*TASK INSTRUCTIONS:* Select, from the material below, each line with "Rebuild" in it.

::: DATA FOR PROCESSING :::

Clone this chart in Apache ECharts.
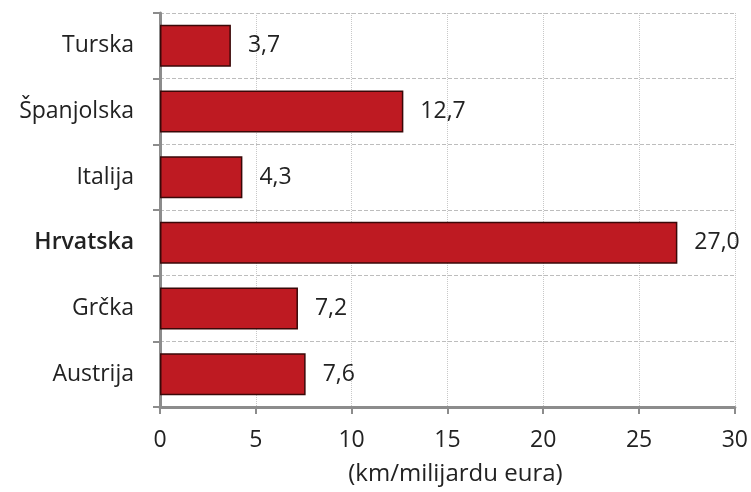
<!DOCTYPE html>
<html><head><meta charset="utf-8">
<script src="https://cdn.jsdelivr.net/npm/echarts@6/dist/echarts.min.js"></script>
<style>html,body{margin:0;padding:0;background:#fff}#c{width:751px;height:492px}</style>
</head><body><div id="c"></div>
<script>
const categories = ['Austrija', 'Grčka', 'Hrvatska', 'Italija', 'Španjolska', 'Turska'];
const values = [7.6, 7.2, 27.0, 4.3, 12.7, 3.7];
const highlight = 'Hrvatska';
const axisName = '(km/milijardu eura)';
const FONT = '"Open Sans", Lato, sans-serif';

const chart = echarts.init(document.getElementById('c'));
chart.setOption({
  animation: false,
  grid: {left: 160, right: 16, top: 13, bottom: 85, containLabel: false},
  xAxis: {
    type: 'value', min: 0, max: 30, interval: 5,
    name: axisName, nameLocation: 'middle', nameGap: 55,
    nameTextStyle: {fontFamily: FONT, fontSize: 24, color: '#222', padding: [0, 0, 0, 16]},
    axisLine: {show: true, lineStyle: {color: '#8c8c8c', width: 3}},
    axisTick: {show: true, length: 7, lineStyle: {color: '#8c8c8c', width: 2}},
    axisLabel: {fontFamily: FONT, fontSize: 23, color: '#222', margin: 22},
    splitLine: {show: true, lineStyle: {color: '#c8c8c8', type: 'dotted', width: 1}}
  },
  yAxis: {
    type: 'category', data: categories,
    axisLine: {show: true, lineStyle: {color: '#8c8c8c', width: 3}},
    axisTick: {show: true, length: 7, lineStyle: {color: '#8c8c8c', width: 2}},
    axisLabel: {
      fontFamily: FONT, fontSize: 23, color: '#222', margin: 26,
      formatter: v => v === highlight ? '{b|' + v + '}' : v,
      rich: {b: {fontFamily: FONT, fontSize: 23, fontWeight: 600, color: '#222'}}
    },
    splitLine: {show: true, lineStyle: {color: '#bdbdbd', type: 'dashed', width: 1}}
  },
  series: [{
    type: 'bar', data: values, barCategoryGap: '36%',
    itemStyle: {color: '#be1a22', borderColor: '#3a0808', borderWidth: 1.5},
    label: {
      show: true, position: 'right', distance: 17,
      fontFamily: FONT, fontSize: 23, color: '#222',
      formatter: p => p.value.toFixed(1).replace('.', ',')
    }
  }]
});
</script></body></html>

:::
::: DATA FOR PROCESSING :::

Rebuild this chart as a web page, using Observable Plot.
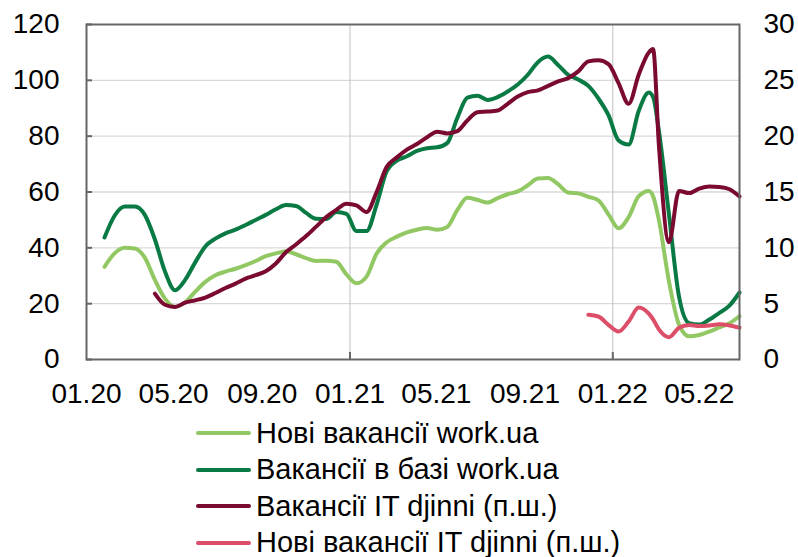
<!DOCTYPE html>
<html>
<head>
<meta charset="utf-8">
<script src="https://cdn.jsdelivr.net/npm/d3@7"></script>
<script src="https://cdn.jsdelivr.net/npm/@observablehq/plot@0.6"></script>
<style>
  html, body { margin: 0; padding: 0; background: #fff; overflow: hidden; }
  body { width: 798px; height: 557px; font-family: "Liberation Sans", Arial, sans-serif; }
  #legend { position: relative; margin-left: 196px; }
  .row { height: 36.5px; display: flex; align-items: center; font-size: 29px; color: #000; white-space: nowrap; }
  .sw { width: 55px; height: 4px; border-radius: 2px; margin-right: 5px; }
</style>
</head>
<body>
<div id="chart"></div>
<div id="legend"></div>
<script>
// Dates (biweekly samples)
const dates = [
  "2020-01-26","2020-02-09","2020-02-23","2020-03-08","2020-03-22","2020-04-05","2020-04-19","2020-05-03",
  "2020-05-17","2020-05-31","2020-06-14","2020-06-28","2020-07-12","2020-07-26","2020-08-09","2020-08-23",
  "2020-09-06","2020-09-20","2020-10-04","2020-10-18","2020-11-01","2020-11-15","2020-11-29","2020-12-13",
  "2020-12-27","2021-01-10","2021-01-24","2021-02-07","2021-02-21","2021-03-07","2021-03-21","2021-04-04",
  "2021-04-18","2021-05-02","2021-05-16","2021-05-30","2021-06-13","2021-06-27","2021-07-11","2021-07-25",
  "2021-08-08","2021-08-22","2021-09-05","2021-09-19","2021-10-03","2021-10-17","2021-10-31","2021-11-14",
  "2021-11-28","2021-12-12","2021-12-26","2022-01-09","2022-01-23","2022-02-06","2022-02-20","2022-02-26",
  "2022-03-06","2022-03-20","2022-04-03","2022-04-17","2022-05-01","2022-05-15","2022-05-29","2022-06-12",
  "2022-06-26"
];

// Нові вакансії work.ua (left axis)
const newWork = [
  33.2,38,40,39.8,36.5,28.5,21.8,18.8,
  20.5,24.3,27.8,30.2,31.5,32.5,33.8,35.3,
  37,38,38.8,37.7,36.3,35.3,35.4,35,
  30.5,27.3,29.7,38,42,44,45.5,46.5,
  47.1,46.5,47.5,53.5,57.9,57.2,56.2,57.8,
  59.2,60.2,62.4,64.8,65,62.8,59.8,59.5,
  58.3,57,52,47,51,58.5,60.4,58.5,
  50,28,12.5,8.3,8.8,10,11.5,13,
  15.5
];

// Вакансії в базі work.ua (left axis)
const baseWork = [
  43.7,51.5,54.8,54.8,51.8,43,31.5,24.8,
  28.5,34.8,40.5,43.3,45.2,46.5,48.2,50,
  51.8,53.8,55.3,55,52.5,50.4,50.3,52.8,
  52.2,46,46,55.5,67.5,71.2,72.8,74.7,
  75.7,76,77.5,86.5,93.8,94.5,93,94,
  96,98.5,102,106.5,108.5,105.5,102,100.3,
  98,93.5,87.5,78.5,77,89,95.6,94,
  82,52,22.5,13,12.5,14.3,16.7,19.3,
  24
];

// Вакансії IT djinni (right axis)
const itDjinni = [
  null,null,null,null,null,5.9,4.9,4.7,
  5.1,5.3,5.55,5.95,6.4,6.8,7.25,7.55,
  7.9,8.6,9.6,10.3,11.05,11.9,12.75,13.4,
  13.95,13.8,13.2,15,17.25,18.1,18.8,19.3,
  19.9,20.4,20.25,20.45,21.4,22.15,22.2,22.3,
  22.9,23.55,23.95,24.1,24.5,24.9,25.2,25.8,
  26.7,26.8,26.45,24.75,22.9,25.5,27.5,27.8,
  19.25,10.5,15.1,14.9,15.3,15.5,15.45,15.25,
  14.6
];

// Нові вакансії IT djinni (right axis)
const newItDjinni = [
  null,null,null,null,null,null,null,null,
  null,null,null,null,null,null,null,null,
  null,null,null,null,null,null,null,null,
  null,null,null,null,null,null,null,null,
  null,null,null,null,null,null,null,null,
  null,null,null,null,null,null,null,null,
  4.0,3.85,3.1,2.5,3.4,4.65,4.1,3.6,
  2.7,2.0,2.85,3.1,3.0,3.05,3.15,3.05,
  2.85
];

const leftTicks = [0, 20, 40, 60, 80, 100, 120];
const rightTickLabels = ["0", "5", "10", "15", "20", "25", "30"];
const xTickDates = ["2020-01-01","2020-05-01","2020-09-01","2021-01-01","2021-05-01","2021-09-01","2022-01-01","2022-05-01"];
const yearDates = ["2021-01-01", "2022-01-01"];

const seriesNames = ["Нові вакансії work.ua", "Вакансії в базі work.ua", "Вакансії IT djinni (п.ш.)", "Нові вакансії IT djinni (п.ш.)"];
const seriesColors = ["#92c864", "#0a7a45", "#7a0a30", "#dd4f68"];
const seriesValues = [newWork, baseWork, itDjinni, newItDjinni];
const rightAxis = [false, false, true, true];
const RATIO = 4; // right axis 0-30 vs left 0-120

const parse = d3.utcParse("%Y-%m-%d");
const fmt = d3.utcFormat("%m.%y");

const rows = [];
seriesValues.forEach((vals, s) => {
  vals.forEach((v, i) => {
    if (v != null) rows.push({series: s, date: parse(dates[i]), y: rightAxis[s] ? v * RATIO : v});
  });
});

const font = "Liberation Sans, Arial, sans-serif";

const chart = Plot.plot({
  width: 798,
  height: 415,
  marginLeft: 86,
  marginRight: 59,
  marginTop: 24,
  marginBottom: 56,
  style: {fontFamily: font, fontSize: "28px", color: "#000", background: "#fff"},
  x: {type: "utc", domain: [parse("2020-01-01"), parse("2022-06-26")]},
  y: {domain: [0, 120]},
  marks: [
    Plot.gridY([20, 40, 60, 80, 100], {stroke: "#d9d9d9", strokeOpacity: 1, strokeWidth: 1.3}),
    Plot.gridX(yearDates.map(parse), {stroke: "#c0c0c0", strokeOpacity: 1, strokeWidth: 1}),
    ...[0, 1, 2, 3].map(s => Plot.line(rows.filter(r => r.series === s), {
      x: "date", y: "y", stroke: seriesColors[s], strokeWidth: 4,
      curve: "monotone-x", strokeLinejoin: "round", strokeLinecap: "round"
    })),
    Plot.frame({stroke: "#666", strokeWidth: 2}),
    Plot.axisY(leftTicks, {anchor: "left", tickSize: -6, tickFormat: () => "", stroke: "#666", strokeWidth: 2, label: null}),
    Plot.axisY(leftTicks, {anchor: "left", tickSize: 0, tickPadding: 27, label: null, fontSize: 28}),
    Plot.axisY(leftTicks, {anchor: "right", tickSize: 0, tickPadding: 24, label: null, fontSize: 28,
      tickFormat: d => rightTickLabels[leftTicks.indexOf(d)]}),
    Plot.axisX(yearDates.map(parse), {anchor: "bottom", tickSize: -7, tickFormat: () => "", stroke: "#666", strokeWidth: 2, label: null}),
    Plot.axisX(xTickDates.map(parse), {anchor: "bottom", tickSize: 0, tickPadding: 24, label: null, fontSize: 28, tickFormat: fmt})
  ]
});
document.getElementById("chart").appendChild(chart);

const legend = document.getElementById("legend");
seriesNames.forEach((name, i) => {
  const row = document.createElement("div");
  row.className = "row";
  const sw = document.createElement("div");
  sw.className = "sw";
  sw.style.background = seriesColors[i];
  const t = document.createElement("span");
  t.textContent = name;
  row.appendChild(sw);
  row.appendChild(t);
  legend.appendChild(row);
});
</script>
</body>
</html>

:::
::: DATA FOR PROCESSING :::

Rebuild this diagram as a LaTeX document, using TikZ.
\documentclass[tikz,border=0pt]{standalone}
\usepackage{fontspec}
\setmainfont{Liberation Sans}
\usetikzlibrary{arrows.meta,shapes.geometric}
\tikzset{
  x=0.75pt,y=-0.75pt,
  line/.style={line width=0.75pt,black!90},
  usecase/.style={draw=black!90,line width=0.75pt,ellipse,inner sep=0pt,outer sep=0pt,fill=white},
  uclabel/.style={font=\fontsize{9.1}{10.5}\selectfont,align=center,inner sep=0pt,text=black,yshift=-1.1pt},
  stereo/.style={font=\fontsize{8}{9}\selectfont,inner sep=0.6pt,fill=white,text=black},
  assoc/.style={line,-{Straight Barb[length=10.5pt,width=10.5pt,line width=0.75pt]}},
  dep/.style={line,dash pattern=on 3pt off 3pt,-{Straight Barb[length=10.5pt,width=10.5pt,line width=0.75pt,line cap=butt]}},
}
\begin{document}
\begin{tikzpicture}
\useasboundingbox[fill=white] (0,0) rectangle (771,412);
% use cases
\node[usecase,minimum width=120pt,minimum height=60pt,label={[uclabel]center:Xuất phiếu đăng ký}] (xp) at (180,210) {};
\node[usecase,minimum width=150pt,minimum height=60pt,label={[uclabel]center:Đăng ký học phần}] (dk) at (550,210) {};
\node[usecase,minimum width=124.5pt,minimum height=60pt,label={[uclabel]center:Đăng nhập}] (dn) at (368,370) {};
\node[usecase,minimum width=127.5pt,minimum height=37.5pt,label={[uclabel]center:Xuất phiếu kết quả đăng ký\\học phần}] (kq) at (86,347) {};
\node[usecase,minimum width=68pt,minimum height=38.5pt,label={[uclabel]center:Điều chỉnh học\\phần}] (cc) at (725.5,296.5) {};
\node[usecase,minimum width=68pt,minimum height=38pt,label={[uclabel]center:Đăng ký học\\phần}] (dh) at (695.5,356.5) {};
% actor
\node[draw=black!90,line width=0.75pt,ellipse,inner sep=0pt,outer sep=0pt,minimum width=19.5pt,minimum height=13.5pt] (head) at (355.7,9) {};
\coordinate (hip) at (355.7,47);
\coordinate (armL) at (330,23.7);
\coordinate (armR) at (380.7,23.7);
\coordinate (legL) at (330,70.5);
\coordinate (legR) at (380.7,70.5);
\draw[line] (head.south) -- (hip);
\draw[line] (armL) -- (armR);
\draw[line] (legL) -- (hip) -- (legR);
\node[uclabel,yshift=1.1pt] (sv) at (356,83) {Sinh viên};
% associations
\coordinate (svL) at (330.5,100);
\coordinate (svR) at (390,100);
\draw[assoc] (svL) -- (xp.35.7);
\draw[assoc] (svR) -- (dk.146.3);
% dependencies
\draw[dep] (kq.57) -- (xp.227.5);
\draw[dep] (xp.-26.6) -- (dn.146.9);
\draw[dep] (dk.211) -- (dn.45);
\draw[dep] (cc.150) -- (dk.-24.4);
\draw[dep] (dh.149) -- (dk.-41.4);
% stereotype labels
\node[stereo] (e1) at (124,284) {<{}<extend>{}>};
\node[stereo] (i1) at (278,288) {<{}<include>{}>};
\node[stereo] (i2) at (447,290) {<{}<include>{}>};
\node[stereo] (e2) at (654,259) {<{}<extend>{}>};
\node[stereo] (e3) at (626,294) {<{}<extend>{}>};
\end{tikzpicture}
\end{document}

:::

*SOLUTION TO THE PROBLEM:*
Rebuild this chart as a web page, using Observable Plot.
Rebuild this diagram as a LaTeX document, using TikZ.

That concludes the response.